Dustin Andras, a member of the UL College Democrats and secretary for the Young Democratic Socialists of Acadiana, encouraged students to pay attention to more than just the presidential election.
“A lot of people say, ‘My vote doesn’t count.’ And when that comes to presidential elections, that’s kind of true, depending on where you are,” Andras said. “In local elections, your vote definitely counts. Not just your vote, but your actions.”
Involvement in and awareness of one’s local community and organizations is emphasized by Andras as most important.
“One of the major reasons that Republicans have been so successful lately is that they've really put a focus on getting people elected to smaller local positions to build their credibility, and eventually getting them in federal positions,”Andras said.
“There are multiple ways for Republican students at UL to get involved with politics, and one of the easiest ways is with the College Republicans,” Rachel Howard, President of the UL Lafayette College Republican and State chair for the Louisiana Federation of College Republicans, wrote in a statement to the Vermilion.

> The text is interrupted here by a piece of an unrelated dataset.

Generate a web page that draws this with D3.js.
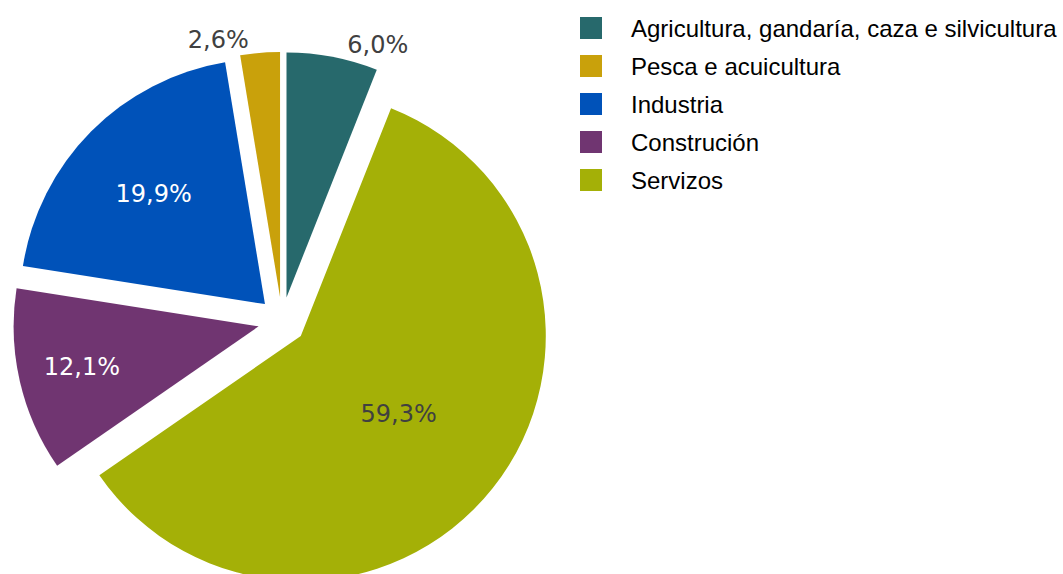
<!DOCTYPE html>
<html>
<head>
<meta charset="utf-8">
<script src="https://cdn.jsdelivr.net/npm/d3@7"></script>
<style>
  html, body { margin: 0; padding: 0; background: #fff; }
  svg { display: block; }
</style>
</head>
<body>
<svg id="chart" width="1063" height="574"></svg>
<script>
// data, legend order
var sectors = [
  "Agricultura, gandaría, caza e silvicultura",
  "Pesca e acuicultura",
  "Industria",
  "Construción",
  "Servizos"
];
var shares = [6.0, 2.6, 19.9, 12.1, 59.3];
var colors = ["#27696c", "#c9a10b", "#0052b9", "#703571", "#a4b007"];

// label placement: [radius factor, angle shift in degrees, text colour]
var labelLayout = [
  [1.10, 9, "#404040"],
  [1.08, -8.8, "#404040"],
  [0.64, 0, "#ffffff"],
  [0.74, 0, "#ffffff"],
  [0.51, 0, "#404040"]
];

var svg = d3.select("#chart");
var cx = 282, cy = 321, r = 245, explode = 24;
var total = d3.sum(shares);
var a0 = 2 * Math.PI * shares[0] / total;

var pie = d3.pie()
  .sort(null)
  .startAngle(a0)
  .endAngle(a0 - 2 * Math.PI);

var arcs = pie(shares);
var arc = d3.arc().innerRadius(0).outerRadius(r);

var fmt = function(v) {
  return d3.format(".1f")(v).replace(".", ",") + "%";
};

var g = svg.append("g").attr("transform", "translate(" + cx + "," + cy + ")");

var slice = g.selectAll("g.slice")
  .data(arcs)
  .enter()
  .append("g")
  .attr("class", "slice")
  .attr("transform", function(d) {
    var m = (d.startAngle + d.endAngle) / 2;
    return "translate(" + explode * Math.sin(m) + "," + -explode * Math.cos(m) + ")";
  });

slice.append("path")
  .attr("d", arc)
  .attr("fill", function(d, i) { return colors[i]; });

slice.append("text")
  .attr("x", function(d, i) {
    var m = (d.startAngle + d.endAngle) / 2 + labelLayout[i][1] * Math.PI / 180;
    return r * labelLayout[i][0] * Math.sin(m);
  })
  .attr("y", function(d, i) {
    var m = (d.startAngle + d.endAngle) / 2 + labelLayout[i][1] * Math.PI / 180;
    return -r * labelLayout[i][0] * Math.cos(m);
  })
  .attr("dy", "0.36em")
  .attr("text-anchor", "middle")
  .attr("font-family", "DejaVu Sans, Verdana, sans-serif")
  .attr("font-size", "24px")
  .attr("fill", function(d, i) { return labelLayout[i][2]; })
  .text(function(d) { return fmt(d.data); });

// legend
var legend = svg.append("g").attr("transform", "translate(580,17)");

var item = legend.selectAll("g")
  .data(sectors)
  .enter()
  .append("g")
  .attr("transform", function(d, i) { return "translate(0," + i * 38 + ")"; });

item.append("rect")
  .attr("width", 22)
  .attr("height", 22)
  .attr("fill", function(d, i) { return colors[i]; });

item.append("text")
  .attr("x", 51)
  .attr("y", 19.5)
  .attr("font-family", "Liberation Sans, Arial, sans-serif")
  .attr("font-size", "24px")
  .attr("fill", "#000")
  .text(function(d) { return d; });
</script>
</body>
</html>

“For students looking to attend events, connect with like-minded individuals, and make a difference, the UL College Republicans is the place to do it,” Howard wrote in her statement.

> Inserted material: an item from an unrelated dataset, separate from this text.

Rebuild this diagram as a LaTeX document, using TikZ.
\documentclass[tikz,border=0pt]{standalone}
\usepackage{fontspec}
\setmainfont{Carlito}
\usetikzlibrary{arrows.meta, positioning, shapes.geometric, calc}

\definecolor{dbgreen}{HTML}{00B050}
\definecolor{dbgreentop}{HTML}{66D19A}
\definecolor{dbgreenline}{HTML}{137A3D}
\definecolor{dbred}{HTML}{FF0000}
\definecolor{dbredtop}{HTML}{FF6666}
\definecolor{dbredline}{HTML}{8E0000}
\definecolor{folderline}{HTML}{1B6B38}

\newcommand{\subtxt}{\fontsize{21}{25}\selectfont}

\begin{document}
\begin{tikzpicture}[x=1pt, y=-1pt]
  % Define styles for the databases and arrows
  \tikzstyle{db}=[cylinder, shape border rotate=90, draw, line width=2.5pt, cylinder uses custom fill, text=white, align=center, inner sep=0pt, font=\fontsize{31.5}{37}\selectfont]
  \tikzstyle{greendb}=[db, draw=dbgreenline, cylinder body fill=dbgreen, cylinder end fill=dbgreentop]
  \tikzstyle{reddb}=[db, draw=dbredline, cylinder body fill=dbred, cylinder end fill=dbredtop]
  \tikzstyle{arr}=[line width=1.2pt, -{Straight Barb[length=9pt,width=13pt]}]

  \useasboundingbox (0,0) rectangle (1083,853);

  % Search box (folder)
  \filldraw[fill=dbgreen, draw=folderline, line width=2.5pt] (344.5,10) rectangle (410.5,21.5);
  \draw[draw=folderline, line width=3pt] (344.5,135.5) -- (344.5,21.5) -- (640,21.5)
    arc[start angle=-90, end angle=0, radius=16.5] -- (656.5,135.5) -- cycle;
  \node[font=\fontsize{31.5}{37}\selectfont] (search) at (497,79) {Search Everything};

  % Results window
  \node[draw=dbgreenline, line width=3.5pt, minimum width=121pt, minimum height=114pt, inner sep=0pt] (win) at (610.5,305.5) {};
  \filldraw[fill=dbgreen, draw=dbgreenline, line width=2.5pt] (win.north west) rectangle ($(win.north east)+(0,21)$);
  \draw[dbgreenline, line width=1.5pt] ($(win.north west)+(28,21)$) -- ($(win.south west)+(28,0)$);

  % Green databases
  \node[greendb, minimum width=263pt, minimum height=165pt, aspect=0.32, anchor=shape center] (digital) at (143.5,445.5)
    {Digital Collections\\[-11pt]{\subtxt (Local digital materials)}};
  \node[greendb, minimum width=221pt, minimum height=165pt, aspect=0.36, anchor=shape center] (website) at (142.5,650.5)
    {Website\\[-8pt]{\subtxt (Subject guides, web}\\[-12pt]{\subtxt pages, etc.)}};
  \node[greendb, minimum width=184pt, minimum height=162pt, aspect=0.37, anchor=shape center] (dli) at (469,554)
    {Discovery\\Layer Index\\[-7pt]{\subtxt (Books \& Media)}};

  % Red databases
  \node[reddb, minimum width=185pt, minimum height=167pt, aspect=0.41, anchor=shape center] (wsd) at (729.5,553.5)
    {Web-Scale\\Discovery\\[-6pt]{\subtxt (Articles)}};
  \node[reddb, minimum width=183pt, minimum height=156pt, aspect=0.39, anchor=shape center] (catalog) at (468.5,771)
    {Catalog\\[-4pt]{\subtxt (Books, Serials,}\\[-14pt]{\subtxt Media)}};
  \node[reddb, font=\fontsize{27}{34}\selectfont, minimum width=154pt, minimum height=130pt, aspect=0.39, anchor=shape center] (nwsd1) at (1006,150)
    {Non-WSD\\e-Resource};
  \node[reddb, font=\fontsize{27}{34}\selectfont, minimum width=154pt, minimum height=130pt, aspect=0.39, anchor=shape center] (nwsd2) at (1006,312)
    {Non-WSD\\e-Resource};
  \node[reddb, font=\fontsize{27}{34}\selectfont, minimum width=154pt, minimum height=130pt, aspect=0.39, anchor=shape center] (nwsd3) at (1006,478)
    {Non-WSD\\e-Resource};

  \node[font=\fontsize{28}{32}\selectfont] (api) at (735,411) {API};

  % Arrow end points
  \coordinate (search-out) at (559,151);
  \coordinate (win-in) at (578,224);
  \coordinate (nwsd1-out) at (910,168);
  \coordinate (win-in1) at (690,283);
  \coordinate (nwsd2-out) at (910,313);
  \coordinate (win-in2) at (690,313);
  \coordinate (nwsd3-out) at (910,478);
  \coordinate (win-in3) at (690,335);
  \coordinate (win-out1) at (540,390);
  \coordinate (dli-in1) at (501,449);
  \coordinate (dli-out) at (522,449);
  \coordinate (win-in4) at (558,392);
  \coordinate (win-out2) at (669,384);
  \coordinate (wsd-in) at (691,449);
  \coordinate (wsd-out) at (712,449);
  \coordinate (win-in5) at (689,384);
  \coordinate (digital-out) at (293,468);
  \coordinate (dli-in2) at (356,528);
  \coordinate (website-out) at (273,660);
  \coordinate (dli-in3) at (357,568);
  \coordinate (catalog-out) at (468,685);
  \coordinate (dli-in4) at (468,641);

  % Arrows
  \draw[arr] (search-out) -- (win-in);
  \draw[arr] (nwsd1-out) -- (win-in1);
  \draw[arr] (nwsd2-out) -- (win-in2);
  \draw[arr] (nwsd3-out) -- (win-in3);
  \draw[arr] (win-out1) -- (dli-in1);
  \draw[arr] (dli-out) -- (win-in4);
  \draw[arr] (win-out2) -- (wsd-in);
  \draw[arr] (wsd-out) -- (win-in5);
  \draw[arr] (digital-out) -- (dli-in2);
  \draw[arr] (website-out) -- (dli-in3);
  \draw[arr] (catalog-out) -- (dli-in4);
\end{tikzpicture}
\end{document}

One example given for these kinds of events included one this semester involving Louisiana Congressperson Steve Scalise.
“There are paid and non paid internship opportunities that the College Republicans are able to connect students with,” Howard wrote in her statement to the Vermilion.
Andras also talked about important events held by the organizations he works with.
“We've already done so much like helping organize protests in the wake of the Treyford Pellerin shooting,” he said.
Andras went on to talk about the ongoing community projects he is a part of.
“We're currently trying to work with the university and other clubs on getting a community garden started. We've done voter registration drives, we're doing a safe sex drive,” he said.
These projects are a large part of one of Andras’s main goals.
“A few of the members have gone to local government meetings to help oppose certain ordinances,” Andras said as an example of direct local involvement.
Finally, both have something to say on the subject of how to be more aware of important news.
Andras said, “I would say that one of the best things that has helped me stay in politics is subscribing to a free newsletter called The Current.”
The Current is a nonprofit Lafayette publication with a focus on providing digital-first publication.
In her written statement to the Vermilion, Howard said “The best way for students to become politically aware is for them to listen to both sides of an issue.”
Howard does not state a particular publication to consider, and instead said in her written statement, “For students who are already politically engaged I would challenge them to spend time looking at opposing viewpoints and try to understand why other people think and vote differently from them.”